On the river or in the ocean, the last thing you want to get grabbed by a rock, branch, or your capsized boat is something attached to your neck.
4. Lightning and severe weather
Kayaking in a storm is not a good idea, even for experienced paddlers. A little rain or wind doesn’t hurt a kayaker. However, if you start to hear strong thunder or see lightning, get off the water as soon as possible.
Never opt to paddle in severe weather. High winds, thunder, and rain can limit your mobility and visibility. Severe weather can turn a relatively easy paddle into something far riskier.
5. Choosing an inappropriate waterway
Every water body holds some degree of risk. You can easily paddle out too far on a lake or get caught up in a strong wind or current.
Accidents and injuries are more likely to happen if you attempt to kayak in an inappropriate waterway. Some waterways are beyond your skill level. For others, you are ill-equipped. Try to learn about the location if you are paddling for the first time. Also consider air temperature, water conditions, currents, tides and wave action.
6. Ships and other boats
Kayaks are small and often hard to see. If you’re on a small lake or pond, this won’t be a problem. However, if you’re on a big river or the open ocean, visibility is very important. Motorboats and big ships can be a risk to kayakers on the water. If one of those boats or ships runs into you, the crash can be deadly.
7. Undercut rocks
Underwater irregular rock formations form traps for fallen trees and other debris. They can easily trap novice paddlers as well. To avoid getting caught in an undercut, you should know your whitewater before you paddle on it.
Tip: Never attempt to paddle whitewater alone. Make sure someone knows your whereabouts and rescue is available if you need it.
8. Lack of experience and training
If you lack experience and are not prepared for kayaking, it will become dangerous. Most accidents happen because kayakers set out on rough water for which they’re too inexperienced.
Kayaking under rough conditions looks easy for advanced kayakers. However, if you lack experience and technical skills, rough conditions can prove deadly. Experienced kayakers know how to handle any difficulty the water throws at them if they’re paddling on whitewater or the sea.
Tip: If you’re unsure what your skill level is, take some kayaking class. Stay away from unpredictable conditions and don’t take on any new obstacles without proper research. It could cost you your life.
Is kayaking dangerous for non-swimmers?
For leisurely kayaking, you don’t need to be a star swimmer. However, you should at least be comfortable in the water. If you are a non-swimmer, always wear a life jacket and never kayak alone.
Is it safe to kayak in the rain?
Kayaking in the rain is safe as long as you know the weather conditions and you plan ahead.

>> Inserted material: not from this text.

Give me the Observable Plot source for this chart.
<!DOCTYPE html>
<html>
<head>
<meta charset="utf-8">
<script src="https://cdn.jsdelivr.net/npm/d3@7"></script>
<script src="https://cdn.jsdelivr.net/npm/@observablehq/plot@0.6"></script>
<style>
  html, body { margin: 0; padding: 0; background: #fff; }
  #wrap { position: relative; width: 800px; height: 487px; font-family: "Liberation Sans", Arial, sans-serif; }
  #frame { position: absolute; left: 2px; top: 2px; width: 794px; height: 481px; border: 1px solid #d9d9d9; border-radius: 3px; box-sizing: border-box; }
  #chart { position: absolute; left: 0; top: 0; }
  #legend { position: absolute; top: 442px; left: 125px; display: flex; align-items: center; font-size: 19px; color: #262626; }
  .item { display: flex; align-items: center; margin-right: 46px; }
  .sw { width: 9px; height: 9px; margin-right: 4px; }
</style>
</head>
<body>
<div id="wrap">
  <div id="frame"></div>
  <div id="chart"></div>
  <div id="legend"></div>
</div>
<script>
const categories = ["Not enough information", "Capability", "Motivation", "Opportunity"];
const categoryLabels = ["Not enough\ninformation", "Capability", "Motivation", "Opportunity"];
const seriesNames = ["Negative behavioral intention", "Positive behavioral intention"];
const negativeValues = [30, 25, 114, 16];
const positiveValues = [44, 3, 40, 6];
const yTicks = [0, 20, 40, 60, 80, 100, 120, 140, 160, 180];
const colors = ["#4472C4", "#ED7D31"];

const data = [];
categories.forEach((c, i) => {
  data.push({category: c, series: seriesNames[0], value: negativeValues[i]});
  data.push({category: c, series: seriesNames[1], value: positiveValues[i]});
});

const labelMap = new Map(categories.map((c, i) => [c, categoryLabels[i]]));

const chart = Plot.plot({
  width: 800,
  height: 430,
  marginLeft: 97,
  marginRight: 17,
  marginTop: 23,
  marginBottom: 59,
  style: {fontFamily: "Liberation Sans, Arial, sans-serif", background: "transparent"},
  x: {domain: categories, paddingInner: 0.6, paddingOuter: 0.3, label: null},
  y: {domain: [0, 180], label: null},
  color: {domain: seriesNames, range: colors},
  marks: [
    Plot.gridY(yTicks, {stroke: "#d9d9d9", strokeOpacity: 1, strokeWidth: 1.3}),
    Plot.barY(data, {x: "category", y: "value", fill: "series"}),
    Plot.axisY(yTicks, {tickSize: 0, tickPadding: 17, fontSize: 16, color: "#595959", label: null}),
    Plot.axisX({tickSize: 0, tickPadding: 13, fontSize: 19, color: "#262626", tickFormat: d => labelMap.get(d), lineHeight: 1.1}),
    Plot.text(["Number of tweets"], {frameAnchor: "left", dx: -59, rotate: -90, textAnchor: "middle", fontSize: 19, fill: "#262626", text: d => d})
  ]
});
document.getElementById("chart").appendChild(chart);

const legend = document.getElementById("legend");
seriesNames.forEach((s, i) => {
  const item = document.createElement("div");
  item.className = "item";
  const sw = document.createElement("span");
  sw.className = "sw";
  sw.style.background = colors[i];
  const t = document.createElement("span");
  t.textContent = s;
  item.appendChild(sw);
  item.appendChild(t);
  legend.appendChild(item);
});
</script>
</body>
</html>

A fun-filled kayak trip can be ruined by unexpected rain if you are not prepared.
- Rainy weather can mean a reduction in visibility. So it is even more important to stay visible during rain.

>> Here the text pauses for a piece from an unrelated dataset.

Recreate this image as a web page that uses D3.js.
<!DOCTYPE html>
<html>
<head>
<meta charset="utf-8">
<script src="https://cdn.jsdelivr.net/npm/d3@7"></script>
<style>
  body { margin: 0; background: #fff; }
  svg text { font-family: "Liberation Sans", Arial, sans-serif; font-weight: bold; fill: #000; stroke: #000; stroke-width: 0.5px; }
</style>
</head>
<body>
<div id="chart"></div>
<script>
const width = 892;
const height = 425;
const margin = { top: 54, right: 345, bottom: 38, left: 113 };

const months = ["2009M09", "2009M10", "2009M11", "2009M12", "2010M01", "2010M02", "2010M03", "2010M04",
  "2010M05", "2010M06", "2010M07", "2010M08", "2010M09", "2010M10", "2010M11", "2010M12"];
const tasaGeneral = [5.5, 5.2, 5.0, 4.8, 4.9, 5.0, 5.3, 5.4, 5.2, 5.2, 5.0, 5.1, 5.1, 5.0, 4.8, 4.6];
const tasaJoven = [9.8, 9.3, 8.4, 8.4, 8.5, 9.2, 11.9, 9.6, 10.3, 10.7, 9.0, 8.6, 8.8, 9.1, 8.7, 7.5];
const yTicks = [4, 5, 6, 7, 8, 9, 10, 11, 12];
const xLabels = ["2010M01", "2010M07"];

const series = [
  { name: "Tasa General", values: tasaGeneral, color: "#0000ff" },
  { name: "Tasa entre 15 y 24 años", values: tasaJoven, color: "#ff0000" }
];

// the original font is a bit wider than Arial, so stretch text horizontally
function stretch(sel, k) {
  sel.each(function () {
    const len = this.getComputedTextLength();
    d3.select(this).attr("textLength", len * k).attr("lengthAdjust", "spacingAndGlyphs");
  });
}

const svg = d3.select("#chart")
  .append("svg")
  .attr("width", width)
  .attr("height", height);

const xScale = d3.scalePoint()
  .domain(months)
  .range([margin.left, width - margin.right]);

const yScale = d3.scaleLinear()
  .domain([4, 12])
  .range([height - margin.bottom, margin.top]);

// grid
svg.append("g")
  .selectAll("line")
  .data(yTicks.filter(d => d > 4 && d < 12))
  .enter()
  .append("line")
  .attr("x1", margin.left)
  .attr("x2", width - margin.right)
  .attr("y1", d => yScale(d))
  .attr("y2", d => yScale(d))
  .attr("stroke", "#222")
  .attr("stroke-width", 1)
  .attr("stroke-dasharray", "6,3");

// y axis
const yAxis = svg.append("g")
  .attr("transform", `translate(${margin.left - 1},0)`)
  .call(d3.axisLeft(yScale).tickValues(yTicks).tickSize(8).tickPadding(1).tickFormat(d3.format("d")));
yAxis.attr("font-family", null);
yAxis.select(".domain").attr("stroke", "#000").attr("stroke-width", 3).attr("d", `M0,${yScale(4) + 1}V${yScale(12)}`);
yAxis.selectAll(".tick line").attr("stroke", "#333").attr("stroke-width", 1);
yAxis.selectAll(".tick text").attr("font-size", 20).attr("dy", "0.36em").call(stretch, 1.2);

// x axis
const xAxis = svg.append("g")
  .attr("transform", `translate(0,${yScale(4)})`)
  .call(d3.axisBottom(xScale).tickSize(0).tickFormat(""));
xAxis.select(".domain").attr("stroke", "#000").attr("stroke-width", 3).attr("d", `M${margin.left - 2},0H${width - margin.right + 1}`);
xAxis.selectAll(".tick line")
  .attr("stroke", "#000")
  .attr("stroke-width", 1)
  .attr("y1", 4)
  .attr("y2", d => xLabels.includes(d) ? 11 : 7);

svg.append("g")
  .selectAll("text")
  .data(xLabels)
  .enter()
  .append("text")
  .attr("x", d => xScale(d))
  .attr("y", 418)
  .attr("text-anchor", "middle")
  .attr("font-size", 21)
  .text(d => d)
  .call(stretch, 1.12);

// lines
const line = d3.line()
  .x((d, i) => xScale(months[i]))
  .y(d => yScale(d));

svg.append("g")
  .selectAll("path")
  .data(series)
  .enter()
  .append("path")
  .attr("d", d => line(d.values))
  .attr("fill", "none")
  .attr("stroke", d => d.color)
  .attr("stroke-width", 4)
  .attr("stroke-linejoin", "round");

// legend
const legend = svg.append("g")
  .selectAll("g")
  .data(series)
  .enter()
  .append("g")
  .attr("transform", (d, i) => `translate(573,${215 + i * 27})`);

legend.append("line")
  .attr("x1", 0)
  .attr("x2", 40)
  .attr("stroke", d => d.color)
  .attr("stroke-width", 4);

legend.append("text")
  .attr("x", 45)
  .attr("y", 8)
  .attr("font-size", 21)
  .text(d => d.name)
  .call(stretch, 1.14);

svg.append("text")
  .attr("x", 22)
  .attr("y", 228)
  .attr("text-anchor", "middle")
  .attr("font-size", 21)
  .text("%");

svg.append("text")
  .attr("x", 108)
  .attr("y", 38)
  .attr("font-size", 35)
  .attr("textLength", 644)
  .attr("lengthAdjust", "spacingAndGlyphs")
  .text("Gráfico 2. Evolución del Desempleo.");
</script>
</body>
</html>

- During rain, the water levels can be significantly higher than normal. For rivers, this means there may be fast-flowing rapids where there might not be during a dry spell of days.
- Drowning is one of the possible accident you might encounter while kayaking in the rain. This is due to the increase in the level of water due to rain.
- You easily get tired and exhausted when kayaking in the rain. You need a lot of energy to keep your kayak under control due to strong waves that make kayaking difficult.
Remember to research your water route and stay safe. Even a leisurely calm trip could turn extreme in an instant.
Always educate your friends on paddling safety measures if you suspect they are unaware of river hazards.